Fishman thinks it is impractical to demand that those who pass through the criminal justice system should be responsible for paying for it. “If a lot of the folks being charged are poor people and don’t have the money,” she said, “charging them all these fines and fees is 1) not going to get you the money you need and 2) is going to pull these people further into the justice system and make it that much harder for them to become contributing members of that community.”  

Though states control most of the fines and fees levied in their courts, counties still hold considerable power to reduce the burden on their residents: Many fines and fees are discretionary, issued at the local level. Weiss is hopeful that San Francisco’s move is indicative of a new wave of reform. Within the last year, both California and Mississippi have stopped suspending driver’s licenses for those who have not paid fines. In 2017, Philadelphia stopped using cost and care fees for juveniles.
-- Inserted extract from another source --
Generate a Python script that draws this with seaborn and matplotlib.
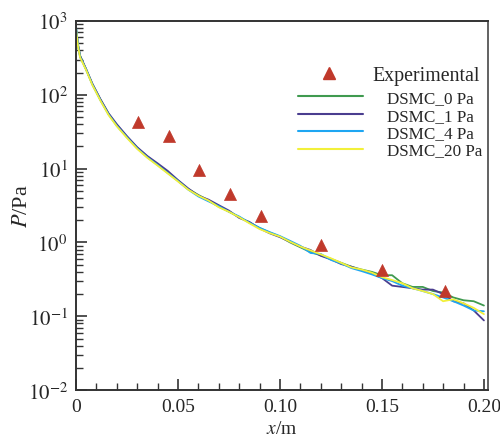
import numpy as np
import pandas as pd
import matplotlib
matplotlib.use("Agg")
import matplotlib.pyplot as plt
import seaborn as sns
from matplotlib.lines import Line2D
from matplotlib.ticker import FixedLocator, LogLocator, NullFormatter

# ---- data ----
x_sim = [0, 0.001, 0.002, 0.005, 0.008, 0.012, 0.016, 0.020, 0.025, 0.030, 0.035,
         0.040, 0.045, 0.050, 0.055, 0.060, 0.065, 0.070, 0.075, 0.080, 0.085,
         0.090, 0.095, 0.100, 0.105, 0.110, 0.115, 0.120, 0.125, 0.130, 0.135,
         0.140, 0.145, 0.150, 0.155, 0.160, 0.165, 0.170, 0.175, 0.180, 0.185,
         0.190, 0.195, 0.200]

p_dsmc0 = [820, 480, 340, 220, 140, 86, 55, 39, 27, 19.2, 14.6,
           11.4, 8.9, 6.9, 5.3, 4.4, 3.7, 3.05, 2.62, 2.2, 1.86,
           1.57, 1.36, 1.2, 1.0, 0.86, 0.74, 0.67, 0.60, 0.53, 0.47,
           0.43, 0.40, 0.36, 0.36, 0.28, 0.25, 0.25, 0.22, 0.21, 0.18,
           0.165, 0.16, 0.14]
p_dsmc1 = [800, 470, 335, 222, 142, 87, 56, 40, 27.5, 19.5, 14.8,
           11.8, 9.3, 7.0, 5.4, 4.3, 3.8, 3.2, 2.7, 2.15, 1.9,
           1.55, 1.33, 1.18, 1.02, 0.88, 0.79, 0.66, 0.59, 0.51, 0.47,
           0.42, 0.38, 0.33, 0.26, 0.25, 0.24, 0.23, 0.23, 0.20, 0.16,
           0.15, 0.12, 0.088]
p_dsmc4 = [830, 460, 325, 218, 138, 84, 54, 38, 26.5, 18.8, 14.2,
           11.2, 8.7, 6.8, 5.2, 4.2, 3.6, 3.1, 2.6, 2.25, 1.85,
           1.58, 1.38, 1.22, 1.05, 0.9, 0.72, 0.70, 0.58, 0.52, 0.45,
           0.41, 0.37, 0.33, 0.30, 0.26, 0.24, 0.22, 0.20, 0.18, 0.16,
           0.14, 0.12, 0.117]
p_dsmc20 = [780, 450, 320, 215, 136, 83, 53, 37.5, 26, 18.5, 14.0,
            11.0, 8.6, 6.7, 5.2, 4.3, 3.7, 3.0, 2.6, 2.2, 1.82,
            1.52, 1.34, 1.2, 1.02, 0.88, 0.78, 0.69, 0.61, 0.53, 0.46,
            0.43, 0.39, 0.34, 0.31, 0.28, 0.24, 0.22, 0.20, 0.16, 0.17,
            0.15, 0.13, 0.107]

x_exp = [0.0302, 0.0455, 0.0604, 0.0757, 0.0906, 0.120, 0.150, 0.181]
p_exp = [43, 28, 9.7, 4.6, 2.3, 0.91, 0.42, 0.22]

series_names = ["DSMC_0 Pa", "DSMC_1 Pa", "DSMC_4 Pa", "DSMC_20 Pa"]
series_vals = [p_dsmc0, p_dsmc1, p_dsmc4, p_dsmc20]
series_colors = ["#3f9a4f", "#4a3d8f", "#1ea6f2", "#f2f03a"]

x_ticks = [0, 0.05, 0.10, 0.15, 0.20]
x_ticklabels = ["0", "0.05", "0.10", "0.15", "0.20"]
y_ticks = [1e-2, 1e-1, 1e0, 1e1, 1e2, 1e3]
y_ticklabels = [r"$10^{-2}$", r"$10^{-1}$", r"$10^{0}$", r"$10^{1}$", r"$10^{2}$", r"$10^{3}$"]

# ---- build frames ----
rows = []
for name, vals in zip(series_names, series_vals):
    for xv, yv in zip(x_sim, vals):
        rows.append({"x": xv, "P": yv, "case": name})
df = pd.DataFrame(rows)
df_exp = pd.DataFrame({"x": x_exp, "P": p_exp})

sns.set_theme(style="white")
plt.rcParams["font.family"] = ["Liberation Serif", "DejaVu Serif"]
plt.rcParams["mathtext.fontset"] = "stix"

fig = plt.figure(figsize=(5.0, 4.39), dpi=100)
ax = fig.add_axes([0.152, 0.109, 0.824, 0.841])

sns.lineplot(data=df, x="x", y="P", hue="case", hue_order=series_names,
             palette=series_colors, linewidth=1.3, ax=ax, legend=False,
             estimator=None, sort=False)
sns.scatterplot(data=df_exp, x="x", y="P", marker="^", s=75, color="#c0392b",
                edgecolor="#c0392b", linewidth=0.5, ax=ax, legend=False, zorder=5)

ax.set_yscale("log")
ax.set_xlim(0, 0.202)
ax.set_ylim(1e-2, 1e3)
ax.set_xticks(x_ticks)
ax.set_xticklabels(x_ticklabels, fontsize=14)
ax.set_yticks(y_ticks)
ax.set_yticklabels(y_ticklabels, fontsize=15)
ax.xaxis.set_minor_locator(FixedLocator(np.arange(0.01, 0.2001, 0.01)))
ax.yaxis.set_minor_locator(LogLocator(base=10, subs=np.arange(2, 10)))
ax.yaxis.set_minor_formatter(NullFormatter())

ax.tick_params(axis="both", which="major", direction="in", length=8, width=1.2,
               color="#333333", top=False, right=False, bottom=True, left=True, pad=6)
ax.tick_params(axis="both", which="minor", direction="in", length=5, width=1.0,
               color="#333333", top=False, right=False, bottom=True, left=True)

for side in ["left", "bottom", "top"]:
    ax.spines[side].set_color("#333333")
    ax.spines[side].set_linewidth(1.4)
ax.spines["right"].set_color("#555555")
ax.spines["right"].set_linewidth(1.3)

ax.set_xlabel(r"$\mathit{x}$/m", fontsize=14, labelpad=3)
ax.set_ylabel(r"$\mathit{P}$/Pa", fontsize=16, labelpad=-3)

# legends
h_exp = [Line2D([0], [0], marker="^", color="none", markerfacecolor="#c0392b",
                markeredgecolor="#c0392b", markersize=9, linestyle="none")]
leg1 = ax.legend(h_exp, ["Experimental"], loc="upper left",
                 bbox_to_anchor=(0.555, 0.905), frameon=False, fontsize=14.3,
                 handletextpad=1.4, borderpad=0, handlelength=1.5)
ax.add_artist(leg1)
h_lines = [Line2D([0], [0], color=c, linewidth=1.5) for c in series_colors]
leg2 = ax.legend(h_lines, series_names, loc="upper left",
                 bbox_to_anchor=(0.519, 0.835), frameon=False, fontsize=12.3,
                 handlelength=3.8, handletextpad=1.4, labelspacing=0.08,
                 borderpad=0)

fig.savefig("out.png", dpi=100)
Fishman, however, is less optimistic. “We’re generally not in a world where we can say ‘As goes San Francisco so goes the nation,’” she said. “Some of the places that are struggling the most with this, both in terms of how to pay for bloated justice systems and how to deal with the fact that most of the people in the community are too poor to pay, are not San Francisco.”

Instead, said Fishman, in smaller, especially more rural towns, fines and fees “fit in still with their sense of justice, and there’s a sense that there aren’t other resources. If you don’t have a big tax base to support your justice system, you’re going to look for whatever resources you can find—even if they’re not the best ones to try.” Even so, she said, such counties “are trying to get blood from a turnip.”

“If folks could pay the first small fee, they would,” said Soto, the attorney. “Honestly, the majority of folks [passing through the system] are already hand to mouth. Getting hit with another $40 or $50 right now is not something they can plausibly do. And because they can’t pay that, the penalty is they have to pay more … at some point, you’re just trapped.”